◆ **Entries**:

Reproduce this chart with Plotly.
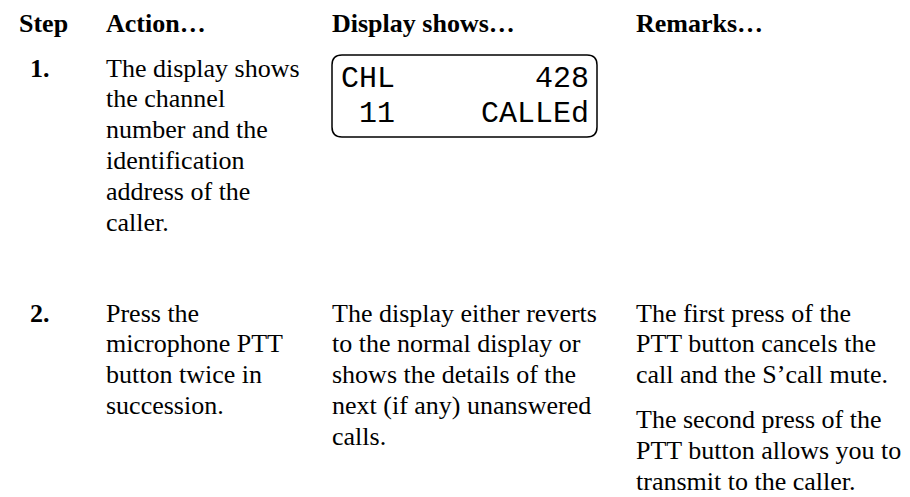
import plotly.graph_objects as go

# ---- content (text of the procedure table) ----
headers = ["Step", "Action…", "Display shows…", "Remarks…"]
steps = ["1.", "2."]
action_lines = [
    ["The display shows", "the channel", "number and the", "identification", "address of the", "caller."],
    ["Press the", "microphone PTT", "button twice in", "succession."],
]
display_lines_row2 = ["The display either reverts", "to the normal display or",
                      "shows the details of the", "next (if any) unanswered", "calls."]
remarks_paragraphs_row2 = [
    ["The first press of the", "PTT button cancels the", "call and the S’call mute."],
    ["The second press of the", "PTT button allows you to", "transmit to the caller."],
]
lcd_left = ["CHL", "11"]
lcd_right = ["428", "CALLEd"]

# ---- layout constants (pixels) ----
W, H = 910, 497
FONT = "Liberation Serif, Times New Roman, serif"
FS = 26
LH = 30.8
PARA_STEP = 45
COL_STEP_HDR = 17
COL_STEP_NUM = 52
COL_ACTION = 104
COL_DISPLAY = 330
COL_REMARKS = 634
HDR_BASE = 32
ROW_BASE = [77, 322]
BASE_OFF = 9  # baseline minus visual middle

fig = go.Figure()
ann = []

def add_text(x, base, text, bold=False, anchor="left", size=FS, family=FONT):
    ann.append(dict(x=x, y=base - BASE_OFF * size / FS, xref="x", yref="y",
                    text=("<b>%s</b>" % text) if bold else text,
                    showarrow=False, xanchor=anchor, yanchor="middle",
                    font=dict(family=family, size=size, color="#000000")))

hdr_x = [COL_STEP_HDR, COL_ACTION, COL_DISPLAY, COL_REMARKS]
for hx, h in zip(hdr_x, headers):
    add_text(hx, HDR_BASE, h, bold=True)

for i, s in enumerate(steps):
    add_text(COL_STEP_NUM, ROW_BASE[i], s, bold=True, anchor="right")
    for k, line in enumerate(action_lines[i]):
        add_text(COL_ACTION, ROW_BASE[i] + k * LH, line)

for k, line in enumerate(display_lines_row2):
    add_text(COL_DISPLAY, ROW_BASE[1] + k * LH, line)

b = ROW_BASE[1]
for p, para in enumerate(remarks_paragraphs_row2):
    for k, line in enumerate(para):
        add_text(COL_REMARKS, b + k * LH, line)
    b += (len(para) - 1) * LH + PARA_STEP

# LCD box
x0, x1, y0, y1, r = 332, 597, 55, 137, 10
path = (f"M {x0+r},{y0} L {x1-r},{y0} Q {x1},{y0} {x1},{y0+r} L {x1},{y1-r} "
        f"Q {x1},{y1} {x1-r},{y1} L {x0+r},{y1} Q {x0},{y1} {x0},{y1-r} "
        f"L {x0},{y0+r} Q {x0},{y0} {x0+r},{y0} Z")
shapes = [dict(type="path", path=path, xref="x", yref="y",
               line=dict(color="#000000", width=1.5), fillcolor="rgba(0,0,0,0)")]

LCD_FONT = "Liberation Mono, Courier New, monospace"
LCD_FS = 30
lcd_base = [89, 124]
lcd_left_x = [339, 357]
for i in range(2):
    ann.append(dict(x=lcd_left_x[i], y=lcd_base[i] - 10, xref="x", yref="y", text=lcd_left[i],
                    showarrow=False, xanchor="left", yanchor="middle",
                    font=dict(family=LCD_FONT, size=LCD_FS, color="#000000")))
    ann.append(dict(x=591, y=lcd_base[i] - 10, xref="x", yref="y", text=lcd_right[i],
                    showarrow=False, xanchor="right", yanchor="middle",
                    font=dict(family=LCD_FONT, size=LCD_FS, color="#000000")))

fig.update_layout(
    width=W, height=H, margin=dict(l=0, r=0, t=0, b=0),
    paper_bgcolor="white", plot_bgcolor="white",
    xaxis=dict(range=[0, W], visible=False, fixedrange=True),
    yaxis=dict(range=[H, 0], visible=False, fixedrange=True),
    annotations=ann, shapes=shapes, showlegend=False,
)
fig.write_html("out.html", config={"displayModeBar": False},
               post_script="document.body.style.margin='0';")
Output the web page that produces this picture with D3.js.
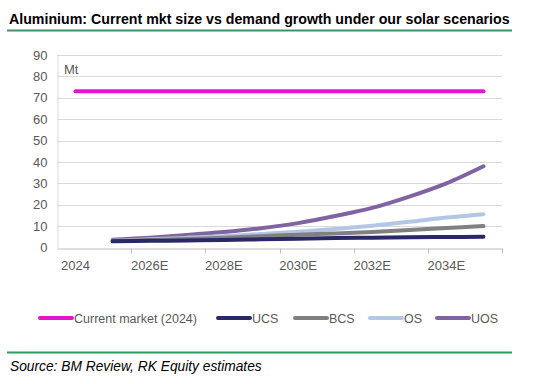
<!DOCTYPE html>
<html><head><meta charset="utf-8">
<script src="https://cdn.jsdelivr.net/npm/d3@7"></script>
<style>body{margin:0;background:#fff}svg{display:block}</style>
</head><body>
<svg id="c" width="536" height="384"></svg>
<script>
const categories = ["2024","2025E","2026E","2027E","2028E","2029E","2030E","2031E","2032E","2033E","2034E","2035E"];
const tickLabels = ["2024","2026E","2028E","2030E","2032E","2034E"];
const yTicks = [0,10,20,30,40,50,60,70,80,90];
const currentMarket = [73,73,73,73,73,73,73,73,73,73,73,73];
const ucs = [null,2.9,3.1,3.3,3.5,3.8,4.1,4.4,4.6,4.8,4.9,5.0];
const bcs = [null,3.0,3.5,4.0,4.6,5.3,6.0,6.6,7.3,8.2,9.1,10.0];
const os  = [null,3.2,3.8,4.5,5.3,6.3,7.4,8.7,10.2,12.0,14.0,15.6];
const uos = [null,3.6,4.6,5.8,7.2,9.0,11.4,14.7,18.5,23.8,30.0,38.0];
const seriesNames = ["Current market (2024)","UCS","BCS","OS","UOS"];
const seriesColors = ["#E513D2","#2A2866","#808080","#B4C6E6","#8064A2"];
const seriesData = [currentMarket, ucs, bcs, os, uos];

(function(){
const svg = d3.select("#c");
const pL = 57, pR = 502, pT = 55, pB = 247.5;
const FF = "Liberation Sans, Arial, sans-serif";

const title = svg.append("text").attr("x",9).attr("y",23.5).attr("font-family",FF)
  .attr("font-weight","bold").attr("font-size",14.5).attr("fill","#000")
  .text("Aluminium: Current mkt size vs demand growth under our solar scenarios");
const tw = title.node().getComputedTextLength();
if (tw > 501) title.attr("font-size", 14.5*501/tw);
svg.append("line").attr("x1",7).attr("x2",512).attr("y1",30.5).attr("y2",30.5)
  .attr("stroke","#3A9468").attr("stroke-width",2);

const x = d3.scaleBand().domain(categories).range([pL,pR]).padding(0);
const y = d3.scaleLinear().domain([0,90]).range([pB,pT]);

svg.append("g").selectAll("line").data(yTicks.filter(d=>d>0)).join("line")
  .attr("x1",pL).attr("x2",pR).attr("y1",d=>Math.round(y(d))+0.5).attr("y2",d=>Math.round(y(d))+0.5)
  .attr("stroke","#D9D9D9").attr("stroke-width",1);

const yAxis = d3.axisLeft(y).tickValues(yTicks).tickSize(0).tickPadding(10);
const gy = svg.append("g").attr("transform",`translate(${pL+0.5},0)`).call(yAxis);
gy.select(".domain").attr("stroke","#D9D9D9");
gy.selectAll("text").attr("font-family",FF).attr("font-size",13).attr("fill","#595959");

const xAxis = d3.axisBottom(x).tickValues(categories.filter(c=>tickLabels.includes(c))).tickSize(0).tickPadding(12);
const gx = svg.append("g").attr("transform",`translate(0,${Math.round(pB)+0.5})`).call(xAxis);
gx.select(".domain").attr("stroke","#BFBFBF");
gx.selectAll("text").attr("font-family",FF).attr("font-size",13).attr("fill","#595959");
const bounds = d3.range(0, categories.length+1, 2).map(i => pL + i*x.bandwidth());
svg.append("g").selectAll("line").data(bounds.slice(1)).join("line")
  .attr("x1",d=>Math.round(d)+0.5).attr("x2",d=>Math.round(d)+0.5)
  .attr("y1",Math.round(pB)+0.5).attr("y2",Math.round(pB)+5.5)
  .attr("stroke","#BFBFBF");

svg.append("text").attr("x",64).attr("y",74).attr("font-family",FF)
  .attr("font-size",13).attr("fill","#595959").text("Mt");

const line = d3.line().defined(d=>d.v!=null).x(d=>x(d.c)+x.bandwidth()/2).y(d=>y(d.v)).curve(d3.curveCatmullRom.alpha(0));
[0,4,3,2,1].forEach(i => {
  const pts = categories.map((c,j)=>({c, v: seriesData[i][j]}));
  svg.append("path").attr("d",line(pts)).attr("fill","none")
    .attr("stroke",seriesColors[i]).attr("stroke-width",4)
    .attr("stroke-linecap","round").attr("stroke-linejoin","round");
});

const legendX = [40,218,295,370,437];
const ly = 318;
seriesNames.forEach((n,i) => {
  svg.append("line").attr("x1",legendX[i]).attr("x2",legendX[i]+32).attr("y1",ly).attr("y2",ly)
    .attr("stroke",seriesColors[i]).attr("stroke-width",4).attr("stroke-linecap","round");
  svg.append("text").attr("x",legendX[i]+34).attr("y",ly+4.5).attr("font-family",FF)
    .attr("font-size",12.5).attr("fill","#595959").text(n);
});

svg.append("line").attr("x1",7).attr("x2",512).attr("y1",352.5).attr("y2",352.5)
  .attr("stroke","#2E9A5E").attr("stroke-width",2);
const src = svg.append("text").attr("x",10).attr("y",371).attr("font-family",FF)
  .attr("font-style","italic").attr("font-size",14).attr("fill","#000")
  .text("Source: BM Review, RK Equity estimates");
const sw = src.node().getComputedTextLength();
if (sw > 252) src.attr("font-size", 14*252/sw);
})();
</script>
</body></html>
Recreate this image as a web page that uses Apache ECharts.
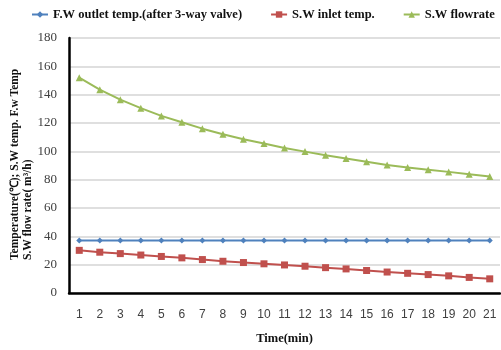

◆ **Task to carry out**: Repeat the listing above from its first line through the line that contains "import plotly.graph_objects as go", both included, and nothing more. Drop the pictures.

◆ **The completed task**:
Reproduce this chart with Plotly.
import plotly.graph_objects as go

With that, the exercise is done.